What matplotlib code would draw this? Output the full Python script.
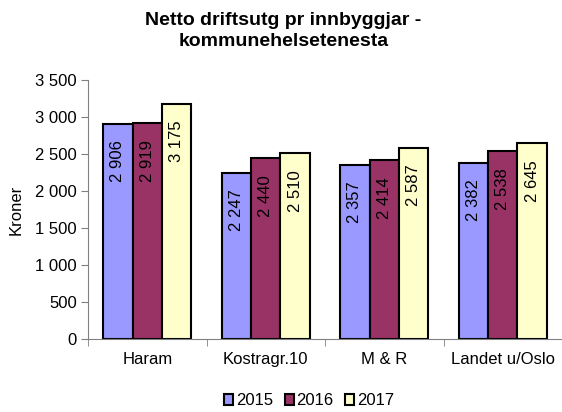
import matplotlib.pyplot as plt
import numpy as np

plt.rcParams['font.family'] = ['Liberation Sans', 'DejaVu Sans']

categories = ["Haram", "Kostragr.10", "M & R", "Landet u/Oslo"]
years = ["2015", "2016", "2017"]
values = {
    "2015": [2906, 2247, 2357, 2382],
    "2016": [2919, 2440, 2414, 2538],
    "2017": [3175, 2510, 2587, 2645],
}
colors = ["#9999FF", "#993366", "#FFFFCC"]

fig = plt.figure(figsize=(5.62, 4.12), dpi=100)
ax = fig.add_axes([0.1566, 0.177, 0.8434, 0.629])

x = np.arange(len(categories))
w = 0.248
for i, yr in enumerate(years):
    pos = x + (i - 1) * w
    ax.bar(pos, values[yr], width=w, color=colors[i], edgecolor="black",
           linewidth=1.5, label=yr, zorder=2)
    for p, v in zip(pos, values[yr]):
        s = f"{v:,}".replace(",", " ")
        ax.text(p, v - 225, s, rotation=90, ha="center", va="top", fontsize=12)

ax.set_xlim(-0.5, len(categories) - 0.5)
ax.set_ylim(0, 3500)
ticks = list(range(0, 3501, 500))
ax.set_yticks(ticks)
ax.set_yticklabels([f"{t:,}".replace(",", " ") for t in ticks], fontsize=12)
ax.set_xticks(x)
ax.set_xticklabels(categories, fontsize=12)
ax.set_xticks(np.arange(-0.5, len(categories)), minor=True)
ax.tick_params(axis="x", which="major", length=0, pad=9)
ax.tick_params(axis="x", which="minor", length=5)
ax.tick_params(axis="y", length=5, pad=3)
for sp in ["top", "right"]:
    ax.spines[sp].set_visible(False)
ax.spines["left"].set_color("#808080")
ax.spines["bottom"].set_color("#808080")
ax.tick_params(colors="#808080", labelcolor="black", which="both")
ax.set_ylabel("Kroner", fontsize=12, labelpad=8)

fig.suptitle("Netto driftsutg pr innbyggjar -\nkommunehelsetenesta", fontsize=14,
             fontweight="bold", x=0.504, y=0.97, linespacing=1.3)

fig.legend(loc="center", bbox_to_anchor=(0.55, 0.027), ncol=3, frameon=False,
           fontsize=12, handlelength=0.55, handleheight=0.55, handletextpad=0.15,
           columnspacing=0.7, borderpad=0)

fig.savefig("out.png", dpi=100)
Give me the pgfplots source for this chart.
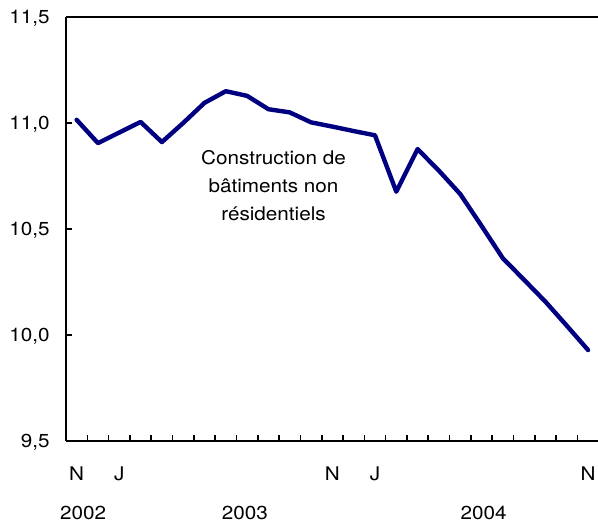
\documentclass[border=0pt]{standalone}
\usepackage{fontspec}
\setmainfont[FakeStretch=1.1]{TeX Gyre Heros}
\usepackage{pgfplots}
\pgfplotsset{compat=1.18}
\definecolor{navyline}{RGB}{0,0,128}
\begin{document}
\fontsize{9.4}{11}\selectfont
\begin{tikzpicture}
\begin{axis}[
  scale only axis, width=266.35pt, height=212pt,
  xmin=-0.5, xmax=24.5, ymin=9.5, ymax=11.5,
  clip=false,
  axis x line*=bottom, axis y line*=left,
  axis line style={line width=1pt, -},
  tick align=inside,
  major tick length=3pt,
  tick style={line width=0.8pt, black},
  ytick={9.5,10,10.5,11,11.5},
  /pgf/number format/fixed,
  /pgf/number format/fixed zerofill,
  /pgf/number format/precision=1,
  /pgf/number format/use comma,
  /pgf/number format/assume math mode=true,
  yticklabel style={anchor=base east, inner sep=0pt, xshift=-8pt, yshift=-3.3pt},
  xtick={0.5,1.5,...,23.5},
  xticklabels={},
  extra x ticks={0,2,12,14,24},
  extra x tick labels={N,J,N,J,N},
  extra x tick style={major tick length=0pt, xticklabel style={anchor=base, yshift=-20pt}},
]
\addplot[navyline, line width=2.2pt, line join=round, line cap=round] coordinates {
(0,11.015) (1,10.905) (2,10.955) (3,11.005) (4,10.91) (5,11.0) (6,11.095)
(7,11.15) (8,11.128) (9,11.065) (10,11.05) (11,11.003) (12,10.983) (13,10.962)
(14,10.942) (15,10.676) (16,10.877) (17,10.775) (18,10.665) (19,10.515)
(20,10.362) (21,10.26) (22,10.157) (23,10.044) (24,9.929)
};
\draw[line width=1pt] (rel axis cs:0,1) -- (rel axis cs:1,1);
\node[align=center, font=\fontsize{9.4}{14}\selectfont] at (axis cs:9.24,10.704) {Construction de\\bâtiments non\\résidentiels};
\node[anchor=base, yshift=-39.5pt] at (axis cs:0.3,9.5) {2002};
\node[anchor=base, yshift=-39.5pt] at (axis cs:7.9,9.5) {2003};
\node[anchor=base, yshift=-39.5pt] at (axis cs:19.1,9.5) {2004};
\end{axis}
\pgfresetboundingbox
\path[use as bounding box] ([shift={(-33pt,-40.5pt)}]current axis.south west) rectangle ([shift={(-0.35pt,8.5pt)}]current axis.north east);
\end{tikzpicture}
\end{document}
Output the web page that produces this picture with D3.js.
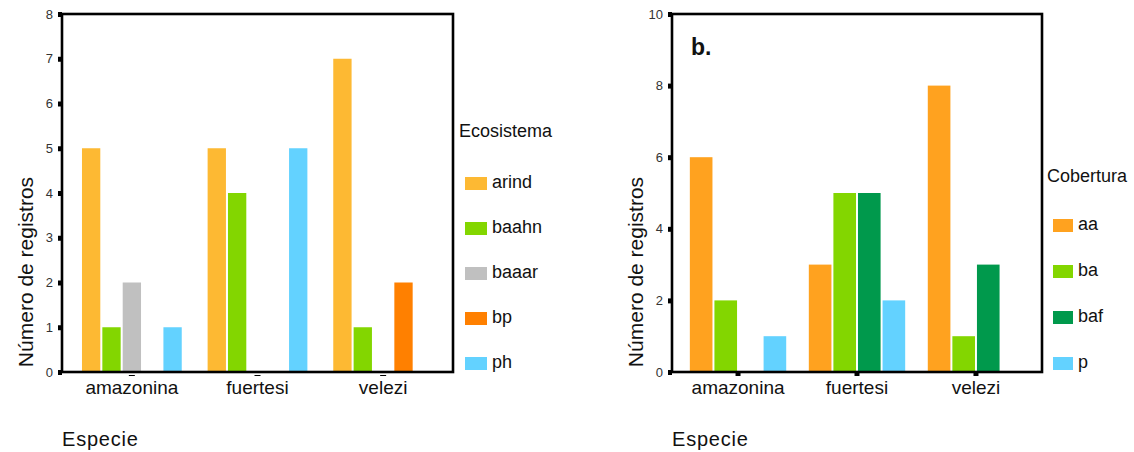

▶ **Task**: All of the entries need to be transcribed word for word; pictures are left out.

▶ **Expected answer**:
What matplotlib code would draw this? Output the full Python script.
import matplotlib.pyplot as plt
import numpy as np

plt.rcParams['font.family'] = ['Liberation Sans', 'DejaVu Sans']

categories = ["Haram", "Kostragr.10", "M & R", "Landet u/Oslo"]
years = ["2015", "2016", "2017"]
values = {
    "2015": [2906, 2247, 2357, 2382],
    "2016": [2919, 2440, 2414, 2538],
    "2017": [3175, 2510, 2587, 2645],
}
colors = ["#9999FF", "#993366", "#FFFFCC"]

fig = plt.figure(figsize=(5.62, 4.12), dpi=100)
ax = fig.add_axes([0.1566, 0.177, 0.8434, 0.629])

x = np.arange(len(categories))
w = 0.248
for i, yr in enumerate(years):
    pos = x + (i - 1) * w
    ax.bar(pos, values[yr], width=w, color=colors[i], edgecolor="black",
           linewidth=1.5, label=yr, zorder=2)
    for p, v in zip(pos, values[yr]):
        s = f"{v:,}".replace(",", " ")
        ax.text(p, v - 225, s, rotation=90, ha="center", va="top", fontsize=12)

ax.set_xlim(-0.5, len(categories) - 0.5)
ax.set_ylim(0, 3500)
ticks = list(range(0, 3501, 500))
ax.set_yticks(ticks)
ax.set_yticklabels([f"{t:,}".replace(",", " ") for t in ticks], fontsize=12)
ax.set_xticks(x)
ax.set_xticklabels(categories, fontsize=12)
ax.set_xticks(np.arange(-0.5, len(categories)), minor=True)
ax.tick_params(axis="x", which="major", length=0, pad=9)
ax.tick_params(axis="x", which="minor", length=5)
ax.tick_params(axis="y", length=5, pad=3)
for sp in ["top", "right"]:
    ax.spines[sp].set_visible(False)
ax.spines["left"].set_color("#808080")
ax.spines["bottom"].set_color("#808080")
ax.tick_params(colors="#808080", labelcolor="black", which="both")
ax.set_ylabel("Kroner", fontsize=12, labelpad=8)

fig.suptitle("Netto driftsutg pr innbyggjar -\nkommunehelsetenesta", fontsize=14,
             fontweight="bold", x=0.504, y=0.97, linespacing=1.3)

fig.legend(loc="center", bbox_to_anchor=(0.55, 0.027), ncol=3, frameon=False,
           fontsize=12, handlelength=0.55, handleheight=0.55, handletextpad=0.15,
           columnspacing=0.7, borderpad=0)

fig.savefig("out.png", dpi=100)
Give me the pgfplots source for this chart.
\documentclass[border=0pt]{standalone}
\usepackage{fontspec}
\setmainfont[FakeStretch=1.1]{TeX Gyre Heros}
\usepackage{pgfplots}
\pgfplotsset{compat=1.18}
\definecolor{navyline}{RGB}{0,0,128}
\begin{document}
\fontsize{9.4}{11}\selectfont
\begin{tikzpicture}
\begin{axis}[
  scale only axis, width=266.35pt, height=212pt,
  xmin=-0.5, xmax=24.5, ymin=9.5, ymax=11.5,
  clip=false,
  axis x line*=bottom, axis y line*=left,
  axis line style={line width=1pt, -},
  tick align=inside,
  major tick length=3pt,
  tick style={line width=0.8pt, black},
  ytick={9.5,10,10.5,11,11.5},
  /pgf/number format/fixed,
  /pgf/number format/fixed zerofill,
  /pgf/number format/precision=1,
  /pgf/number format/use comma,
  /pgf/number format/assume math mode=true,
  yticklabel style={anchor=base east, inner sep=0pt, xshift=-8pt, yshift=-3.3pt},
  xtick={0.5,1.5,...,23.5},
  xticklabels={},
  extra x ticks={0,2,12,14,24},
  extra x tick labels={N,J,N,J,N},
  extra x tick style={major tick length=0pt, xticklabel style={anchor=base, yshift=-20pt}},
]
\addplot[navyline, line width=2.2pt, line join=round, line cap=round] coordinates {
(0,11.015) (1,10.905) (2,10.955) (3,11.005) (4,10.91) (5,11.0) (6,11.095)
(7,11.15) (8,11.128) (9,11.065) (10,11.05) (11,11.003) (12,10.983) (13,10.962)
(14,10.942) (15,10.676) (16,10.877) (17,10.775) (18,10.665) (19,10.515)
(20,10.362) (21,10.26) (22,10.157) (23,10.044) (24,9.929)
};
\draw[line width=1pt] (rel axis cs:0,1) -- (rel axis cs:1,1);
\node[align=center, font=\fontsize{9.4}{14}\selectfont] at (axis cs:9.24,10.704) {Construction de\\bâtiments non\\résidentiels};
\node[anchor=base, yshift=-39.5pt] at (axis cs:0.3,9.5) {2002};
\node[anchor=base, yshift=-39.5pt] at (axis cs:7.9,9.5) {2003};
\node[anchor=base, yshift=-39.5pt] at (axis cs:19.1,9.5) {2004};
\end{axis}
\pgfresetboundingbox
\path[use as bounding box] ([shift={(-33pt,-40.5pt)}]current axis.south west) rectangle ([shift={(-0.35pt,8.5pt)}]current axis.north east);
\end{tikzpicture}
\end{document}
Output the web page that produces this picture with D3.js.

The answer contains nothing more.